**** RECORDS FOR THE EXERCISE ****

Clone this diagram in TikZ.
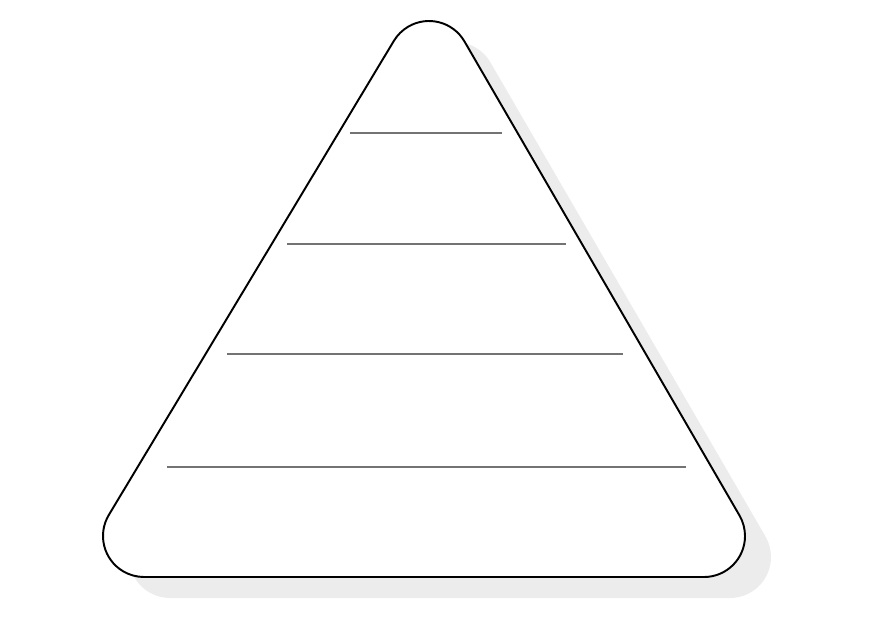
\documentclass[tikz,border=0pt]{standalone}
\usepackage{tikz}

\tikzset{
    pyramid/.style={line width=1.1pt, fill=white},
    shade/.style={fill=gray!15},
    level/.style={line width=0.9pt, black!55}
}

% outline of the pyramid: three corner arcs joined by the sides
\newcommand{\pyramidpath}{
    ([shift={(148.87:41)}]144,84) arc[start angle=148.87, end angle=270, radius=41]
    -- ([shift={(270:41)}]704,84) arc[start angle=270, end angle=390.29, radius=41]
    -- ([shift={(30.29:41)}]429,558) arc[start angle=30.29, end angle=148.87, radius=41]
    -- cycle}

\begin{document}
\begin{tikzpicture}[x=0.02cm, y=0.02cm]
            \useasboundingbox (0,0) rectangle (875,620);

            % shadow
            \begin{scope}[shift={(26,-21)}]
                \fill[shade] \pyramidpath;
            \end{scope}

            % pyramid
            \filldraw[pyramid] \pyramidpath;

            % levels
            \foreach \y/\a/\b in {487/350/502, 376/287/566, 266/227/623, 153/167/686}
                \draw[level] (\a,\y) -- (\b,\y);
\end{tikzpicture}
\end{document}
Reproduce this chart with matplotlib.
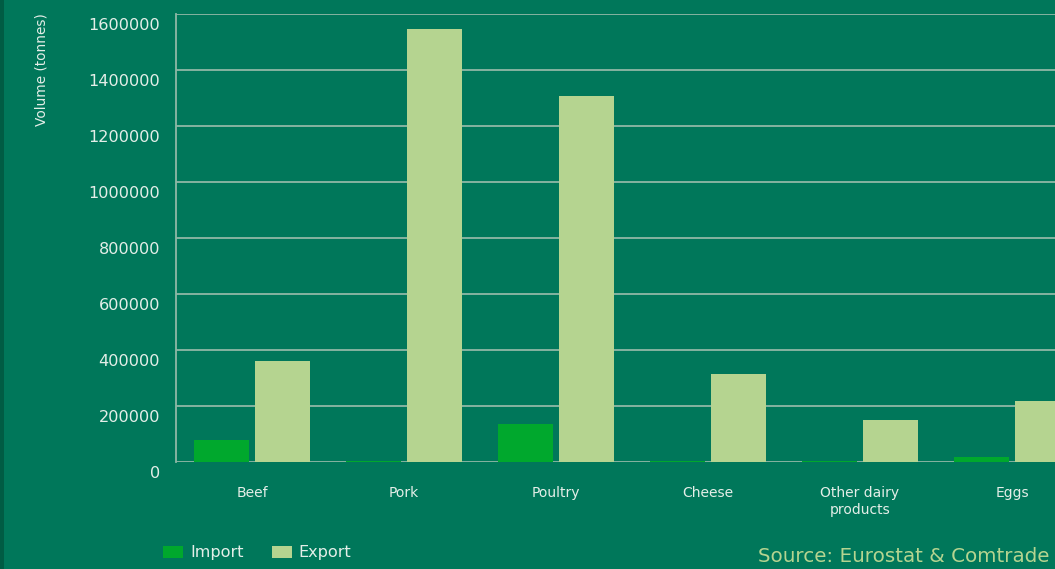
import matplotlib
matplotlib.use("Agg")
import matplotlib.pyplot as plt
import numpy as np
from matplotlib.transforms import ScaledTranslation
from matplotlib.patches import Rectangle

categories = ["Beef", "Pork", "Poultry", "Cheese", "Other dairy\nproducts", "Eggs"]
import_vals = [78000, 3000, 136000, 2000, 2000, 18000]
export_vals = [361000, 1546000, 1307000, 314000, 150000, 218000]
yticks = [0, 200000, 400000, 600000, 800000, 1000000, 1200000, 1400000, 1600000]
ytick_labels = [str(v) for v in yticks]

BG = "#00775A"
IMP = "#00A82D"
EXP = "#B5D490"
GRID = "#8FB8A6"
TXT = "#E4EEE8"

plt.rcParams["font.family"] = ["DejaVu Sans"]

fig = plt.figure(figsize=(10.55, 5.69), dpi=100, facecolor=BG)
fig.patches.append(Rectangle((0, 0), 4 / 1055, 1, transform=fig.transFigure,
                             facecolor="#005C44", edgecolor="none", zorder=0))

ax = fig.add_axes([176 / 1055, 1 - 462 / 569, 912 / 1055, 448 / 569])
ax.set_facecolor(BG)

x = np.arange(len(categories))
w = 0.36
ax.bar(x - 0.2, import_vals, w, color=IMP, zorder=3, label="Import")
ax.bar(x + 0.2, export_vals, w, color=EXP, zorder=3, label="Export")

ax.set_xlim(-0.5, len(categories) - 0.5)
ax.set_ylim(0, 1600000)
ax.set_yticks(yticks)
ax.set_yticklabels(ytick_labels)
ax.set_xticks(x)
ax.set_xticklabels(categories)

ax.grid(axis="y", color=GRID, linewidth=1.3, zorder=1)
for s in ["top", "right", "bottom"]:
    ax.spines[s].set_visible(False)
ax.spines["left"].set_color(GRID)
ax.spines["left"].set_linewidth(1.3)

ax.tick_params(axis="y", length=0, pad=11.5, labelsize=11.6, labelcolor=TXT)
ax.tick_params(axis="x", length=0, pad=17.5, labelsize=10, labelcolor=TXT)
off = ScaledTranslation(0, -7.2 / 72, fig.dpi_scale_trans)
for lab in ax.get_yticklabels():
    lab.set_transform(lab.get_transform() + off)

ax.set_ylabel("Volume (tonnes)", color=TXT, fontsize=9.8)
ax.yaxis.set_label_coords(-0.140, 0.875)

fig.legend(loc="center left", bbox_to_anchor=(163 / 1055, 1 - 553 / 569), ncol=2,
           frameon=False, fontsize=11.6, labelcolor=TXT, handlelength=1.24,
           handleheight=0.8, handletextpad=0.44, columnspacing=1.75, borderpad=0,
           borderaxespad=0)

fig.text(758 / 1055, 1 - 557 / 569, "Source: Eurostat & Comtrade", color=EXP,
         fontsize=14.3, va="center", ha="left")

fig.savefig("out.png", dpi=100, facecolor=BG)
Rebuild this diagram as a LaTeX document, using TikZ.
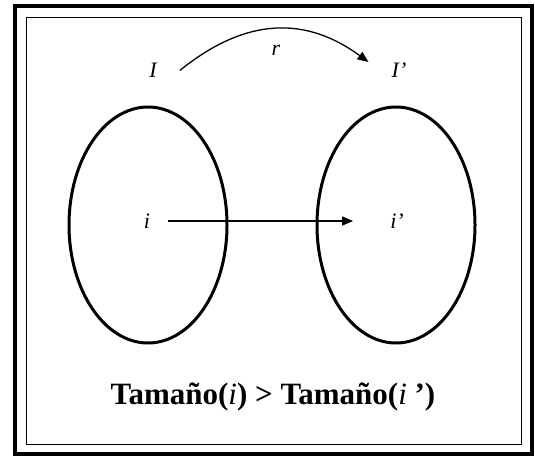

****

WHAT IS NEEDED:
Retype the entries word for word. Omit any images.

EXPECTED ANSWER:
Clone this diagram in TikZ.
\documentclass[tikz,border=0pt]{standalone}
\usepackage{tikz}

\tikzset{
    pyramid/.style={line width=1.1pt, fill=white},
    shade/.style={fill=gray!15},
    level/.style={line width=0.9pt, black!55}
}

% outline of the pyramid: three corner arcs joined by the sides
\newcommand{\pyramidpath}{
    ([shift={(148.87:41)}]144,84) arc[start angle=148.87, end angle=270, radius=41]
    -- ([shift={(270:41)}]704,84) arc[start angle=270, end angle=390.29, radius=41]
    -- ([shift={(30.29:41)}]429,558) arc[start angle=30.29, end angle=148.87, radius=41]
    -- cycle}

\begin{document}
\begin{tikzpicture}[x=0.02cm, y=0.02cm]
            \useasboundingbox (0,0) rectangle (875,620);

            % shadow
            \begin{scope}[shift={(26,-21)}]
                \fill[shade] \pyramidpath;
            \end{scope}

            % pyramid
            \filldraw[pyramid] \pyramidpath;

            % levels
            \foreach \y/\a/\b in {487/350/502, 376/287/566, 266/227/623, 153/167/686}
                \draw[level] (\a,\y) -- (\b,\y);
\end{tikzpicture}
\end{document}
Reproduce this chart with matplotlib.
import matplotlib
matplotlib.use("Agg")
import matplotlib.pyplot as plt
import numpy as np
from matplotlib.transforms import ScaledTranslation
from matplotlib.patches import Rectangle

categories = ["Beef", "Pork", "Poultry", "Cheese", "Other dairy\nproducts", "Eggs"]
import_vals = [78000, 3000, 136000, 2000, 2000, 18000]
export_vals = [361000, 1546000, 1307000, 314000, 150000, 218000]
yticks = [0, 200000, 400000, 600000, 800000, 1000000, 1200000, 1400000, 1600000]
ytick_labels = [str(v) for v in yticks]

BG = "#00775A"
IMP = "#00A82D"
EXP = "#B5D490"
GRID = "#8FB8A6"
TXT = "#E4EEE8"

plt.rcParams["font.family"] = ["DejaVu Sans"]

fig = plt.figure(figsize=(10.55, 5.69), dpi=100, facecolor=BG)
fig.patches.append(Rectangle((0, 0), 4 / 1055, 1, transform=fig.transFigure,
                             facecolor="#005C44", edgecolor="none", zorder=0))

ax = fig.add_axes([176 / 1055, 1 - 462 / 569, 912 / 1055, 448 / 569])
ax.set_facecolor(BG)

x = np.arange(len(categories))
w = 0.36
ax.bar(x - 0.2, import_vals, w, color=IMP, zorder=3, label="Import")
ax.bar(x + 0.2, export_vals, w, color=EXP, zorder=3, label="Export")

ax.set_xlim(-0.5, len(categories) - 0.5)
ax.set_ylim(0, 1600000)
ax.set_yticks(yticks)
ax.set_yticklabels(ytick_labels)
ax.set_xticks(x)
ax.set_xticklabels(categories)

ax.grid(axis="y", color=GRID, linewidth=1.3, zorder=1)
for s in ["top", "right", "bottom"]:
    ax.spines[s].set_visible(False)
ax.spines["left"].set_color(GRID)
ax.spines["left"].set_linewidth(1.3)

ax.tick_params(axis="y", length=0, pad=11.5, labelsize=11.6, labelcolor=TXT)
ax.tick_params(axis="x", length=0, pad=17.5, labelsize=10, labelcolor=TXT)
off = ScaledTranslation(0, -7.2 / 72, fig.dpi_scale_trans)
for lab in ax.get_yticklabels():
    lab.set_transform(lab.get_transform() + off)

ax.set_ylabel("Volume (tonnes)", color=TXT, fontsize=9.8)
ax.yaxis.set_label_coords(-0.140, 0.875)

fig.legend(loc="center left", bbox_to_anchor=(163 / 1055, 1 - 553 / 569), ncol=2,
           frameon=False, fontsize=11.6, labelcolor=TXT, handlelength=1.24,
           handleheight=0.8, handletextpad=0.44, columnspacing=1.75, borderpad=0,
           borderaxespad=0)

fig.text(758 / 1055, 1 - 557 / 569, "Source: Eurostat & Comtrade", color=EXP,
         fontsize=14.3, va="center", ha="left")

fig.savefig("out.png", dpi=100, facecolor=BG)
Rebuild this diagram as a LaTeX document, using TikZ.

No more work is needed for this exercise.